What is required: Reproduce the whole listing, character for character.

################

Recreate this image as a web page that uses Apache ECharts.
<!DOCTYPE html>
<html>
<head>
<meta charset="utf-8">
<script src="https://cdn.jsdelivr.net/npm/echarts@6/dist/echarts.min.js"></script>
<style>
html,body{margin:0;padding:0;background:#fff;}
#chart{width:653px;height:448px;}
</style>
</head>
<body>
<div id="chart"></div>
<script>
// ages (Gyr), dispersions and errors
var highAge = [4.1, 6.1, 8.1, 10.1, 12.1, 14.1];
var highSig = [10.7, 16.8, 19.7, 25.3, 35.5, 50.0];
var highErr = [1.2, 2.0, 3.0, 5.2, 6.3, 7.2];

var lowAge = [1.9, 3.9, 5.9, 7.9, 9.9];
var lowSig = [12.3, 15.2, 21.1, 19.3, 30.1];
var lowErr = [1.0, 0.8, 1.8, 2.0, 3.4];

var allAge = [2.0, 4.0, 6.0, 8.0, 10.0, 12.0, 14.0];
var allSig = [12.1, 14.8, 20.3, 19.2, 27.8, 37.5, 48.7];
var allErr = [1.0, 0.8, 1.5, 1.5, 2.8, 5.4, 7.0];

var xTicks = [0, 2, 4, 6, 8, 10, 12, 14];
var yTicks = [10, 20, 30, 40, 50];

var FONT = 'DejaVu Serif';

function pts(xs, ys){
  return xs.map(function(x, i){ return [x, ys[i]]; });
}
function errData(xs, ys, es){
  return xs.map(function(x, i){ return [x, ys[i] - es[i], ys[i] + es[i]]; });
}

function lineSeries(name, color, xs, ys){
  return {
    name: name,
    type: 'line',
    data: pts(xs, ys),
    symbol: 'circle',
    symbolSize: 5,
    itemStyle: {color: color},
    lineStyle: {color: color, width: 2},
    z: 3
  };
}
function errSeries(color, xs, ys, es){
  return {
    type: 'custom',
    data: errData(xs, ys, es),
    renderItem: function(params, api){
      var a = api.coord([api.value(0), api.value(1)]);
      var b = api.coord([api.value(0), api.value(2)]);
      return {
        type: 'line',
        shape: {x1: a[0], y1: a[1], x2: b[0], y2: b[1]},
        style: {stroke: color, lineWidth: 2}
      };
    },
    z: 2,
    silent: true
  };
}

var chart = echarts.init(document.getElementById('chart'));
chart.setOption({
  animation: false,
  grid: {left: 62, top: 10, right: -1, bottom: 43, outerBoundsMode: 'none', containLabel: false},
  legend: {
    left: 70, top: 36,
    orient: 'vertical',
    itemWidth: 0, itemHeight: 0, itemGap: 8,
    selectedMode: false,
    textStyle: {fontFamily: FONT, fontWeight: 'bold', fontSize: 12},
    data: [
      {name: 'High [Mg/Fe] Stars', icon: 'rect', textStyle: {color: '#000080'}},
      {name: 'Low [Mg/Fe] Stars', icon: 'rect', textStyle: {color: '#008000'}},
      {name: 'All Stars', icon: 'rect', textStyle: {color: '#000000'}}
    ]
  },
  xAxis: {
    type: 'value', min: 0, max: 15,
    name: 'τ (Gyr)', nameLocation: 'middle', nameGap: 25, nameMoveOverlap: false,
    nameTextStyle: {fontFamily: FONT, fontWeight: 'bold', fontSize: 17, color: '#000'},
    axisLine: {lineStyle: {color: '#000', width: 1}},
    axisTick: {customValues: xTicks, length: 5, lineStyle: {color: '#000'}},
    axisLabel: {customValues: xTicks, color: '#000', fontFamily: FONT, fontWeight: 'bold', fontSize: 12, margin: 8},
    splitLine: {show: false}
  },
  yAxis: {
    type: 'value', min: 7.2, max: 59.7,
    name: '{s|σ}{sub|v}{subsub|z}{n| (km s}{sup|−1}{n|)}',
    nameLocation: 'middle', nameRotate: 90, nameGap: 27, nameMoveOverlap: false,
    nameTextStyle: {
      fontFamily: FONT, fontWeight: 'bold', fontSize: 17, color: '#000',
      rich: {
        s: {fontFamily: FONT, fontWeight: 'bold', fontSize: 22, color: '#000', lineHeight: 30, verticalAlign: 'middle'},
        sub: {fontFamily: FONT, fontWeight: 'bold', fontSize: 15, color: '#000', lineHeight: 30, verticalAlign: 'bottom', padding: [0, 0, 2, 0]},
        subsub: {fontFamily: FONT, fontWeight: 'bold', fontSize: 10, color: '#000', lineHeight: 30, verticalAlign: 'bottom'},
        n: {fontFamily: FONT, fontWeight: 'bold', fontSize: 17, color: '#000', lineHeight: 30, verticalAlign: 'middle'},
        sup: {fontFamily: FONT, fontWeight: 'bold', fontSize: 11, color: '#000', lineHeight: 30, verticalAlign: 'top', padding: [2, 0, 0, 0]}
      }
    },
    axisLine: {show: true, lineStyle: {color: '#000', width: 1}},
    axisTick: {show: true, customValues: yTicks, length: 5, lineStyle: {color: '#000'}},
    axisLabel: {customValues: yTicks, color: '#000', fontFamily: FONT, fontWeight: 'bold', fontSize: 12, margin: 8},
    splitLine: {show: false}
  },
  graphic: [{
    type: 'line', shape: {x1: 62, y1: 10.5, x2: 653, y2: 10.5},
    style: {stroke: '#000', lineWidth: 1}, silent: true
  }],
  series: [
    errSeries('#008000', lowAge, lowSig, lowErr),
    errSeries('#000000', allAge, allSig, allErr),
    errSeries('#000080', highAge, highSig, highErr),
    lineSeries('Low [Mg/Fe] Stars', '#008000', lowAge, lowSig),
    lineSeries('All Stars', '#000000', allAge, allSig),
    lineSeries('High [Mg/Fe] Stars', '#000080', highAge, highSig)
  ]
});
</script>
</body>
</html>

################

Expected answer:
Recreate this image as a web page that uses Apache ECharts.
<!DOCTYPE html>
<html>
<head>
<meta charset="utf-8">
<script src="https://cdn.jsdelivr.net/npm/echarts@6/dist/echarts.min.js"></script>
<style>
html,body{margin:0;padding:0;background:#fff;}
#chart{width:653px;height:448px;}
</style>
</head>
<body>
<div id="chart"></div>
<script>
// ages (Gyr), dispersions and errors
var highAge = [4.1, 6.1, 8.1, 10.1, 12.1, 14.1];
var highSig = [10.7, 16.8, 19.7, 25.3, 35.5, 50.0];
var highErr = [1.2, 2.0, 3.0, 5.2, 6.3, 7.2];

var lowAge = [1.9, 3.9, 5.9, 7.9, 9.9];
var lowSig = [12.3, 15.2, 21.1, 19.3, 30.1];
var lowErr = [1.0, 0.8, 1.8, 2.0, 3.4];

var allAge = [2.0, 4.0, 6.0, 8.0, 10.0, 12.0, 14.0];
var allSig = [12.1, 14.8, 20.3, 19.2, 27.8, 37.5, 48.7];
var allErr = [1.0, 0.8, 1.5, 1.5, 2.8, 5.4, 7.0];

var xTicks = [0, 2, 4, 6, 8, 10, 12, 14];
var yTicks = [10, 20, 30, 40, 50];

var FONT = 'DejaVu Serif';

function pts(xs, ys){
  return xs.map(function(x, i){ return [x, ys[i]]; });
}
function errData(xs, ys, es){
  return xs.map(function(x, i){ return [x, ys[i] - es[i], ys[i] + es[i]]; });
}

function lineSeries(name, color, xs, ys){
  return {
    name: name,
    type: 'line',
    data: pts(xs, ys),
    symbol: 'circle',
    symbolSize: 5,
    itemStyle: {color: color},
    lineStyle: {color: color, width: 2},
    z: 3
  };
}
function errSeries(color, xs, ys, es){
  return {
    type: 'custom',
    data: errData(xs, ys, es),
    renderItem: function(params, api){
      var a = api.coord([api.value(0), api.value(1)]);
      var b = api.coord([api.value(0), api.value(2)]);
      return {
        type: 'line',
        shape: {x1: a[0], y1: a[1], x2: b[0], y2: b[1]},
        style: {stroke: color, lineWidth: 2}
      };
    },
    z: 2,
    silent: true
  };
}

var chart = echarts.init(document.getElementById('chart'));
chart.setOption({
  animation: false,
  grid: {left: 62, top: 10, right: -1, bottom: 43, outerBoundsMode: 'none', containLabel: false},
  legend: {
    left: 70, top: 36,
    orient: 'vertical',
    itemWidth: 0, itemHeight: 0, itemGap: 8,
    selectedMode: false,
    textStyle: {fontFamily: FONT, fontWeight: 'bold', fontSize: 12},
    data: [
      {name: 'High [Mg/Fe] Stars', icon: 'rect', textStyle: {color: '#000080'}},
      {name: 'Low [Mg/Fe] Stars', icon: 'rect', textStyle: {color: '#008000'}},
      {name: 'All Stars', icon: 'rect', textStyle: {color: '#000000'}}
    ]
  },
  xAxis: {
    type: 'value', min: 0, max: 15,
    name: 'τ (Gyr)', nameLocation: 'middle', nameGap: 25, nameMoveOverlap: false,
    nameTextStyle: {fontFamily: FONT, fontWeight: 'bold', fontSize: 17, color: '#000'},
    axisLine: {lineStyle: {color: '#000', width: 1}},
    axisTick: {customValues: xTicks, length: 5, lineStyle: {color: '#000'}},
    axisLabel: {customValues: xTicks, color: '#000', fontFamily: FONT, fontWeight: 'bold', fontSize: 12, margin: 8},
    splitLine: {show: false}
  },
  yAxis: {
    type: 'value', min: 7.2, max: 59.7,
    name: '{s|σ}{sub|v}{subsub|z}{n| (km s}{sup|−1}{n|)}',
    nameLocation: 'middle', nameRotate: 90, nameGap: 27, nameMoveOverlap: false,
    nameTextStyle: {
      fontFamily: FONT, fontWeight: 'bold', fontSize: 17, color: '#000',
      rich: {
        s: {fontFamily: FONT, fontWeight: 'bold', fontSize: 22, color: '#000', lineHeight: 30, verticalAlign: 'middle'},
        sub: {fontFamily: FONT, fontWeight: 'bold', fontSize: 15, color: '#000', lineHeight: 30, verticalAlign: 'bottom', padding: [0, 0, 2, 0]},
        subsub: {fontFamily: FONT, fontWeight: 'bold', fontSize: 10, color: '#000', lineHeight: 30, verticalAlign: 'bottom'},
        n: {fontFamily: FONT, fontWeight: 'bold', fontSize: 17, color: '#000', lineHeight: 30, verticalAlign: 'middle'},
        sup: {fontFamily: FONT, fontWeight: 'bold', fontSize: 11, color: '#000', lineHeight: 30, verticalAlign: 'top', padding: [2, 0, 0, 0]}
      }
    },
    axisLine: {show: true, lineStyle: {color: '#000', width: 1}},
    axisTick: {show: true, customValues: yTicks, length: 5, lineStyle: {color: '#000'}},
    axisLabel: {customValues: yTicks, color: '#000', fontFamily: FONT, fontWeight: 'bold', fontSize: 12, margin: 8},
    splitLine: {show: false}
  },
  graphic: [{
    type: 'line', shape: {x1: 62, y1: 10.5, x2: 653, y2: 10.5},
    style: {stroke: '#000', lineWidth: 1}, silent: true
  }],
  series: [
    errSeries('#008000', lowAge, lowSig, lowErr),
    errSeries('#000000', allAge, allSig, allErr),
    errSeries('#000080', highAge, highSig, highErr),
    lineSeries('Low [Mg/Fe] Stars', '#008000', lowAge, lowSig),
    lineSeries('All Stars', '#000000', allAge, allSig),
    lineSeries('High [Mg/Fe] Stars', '#000080', highAge, highSig)
  ]
});
</script>
</body>
</html>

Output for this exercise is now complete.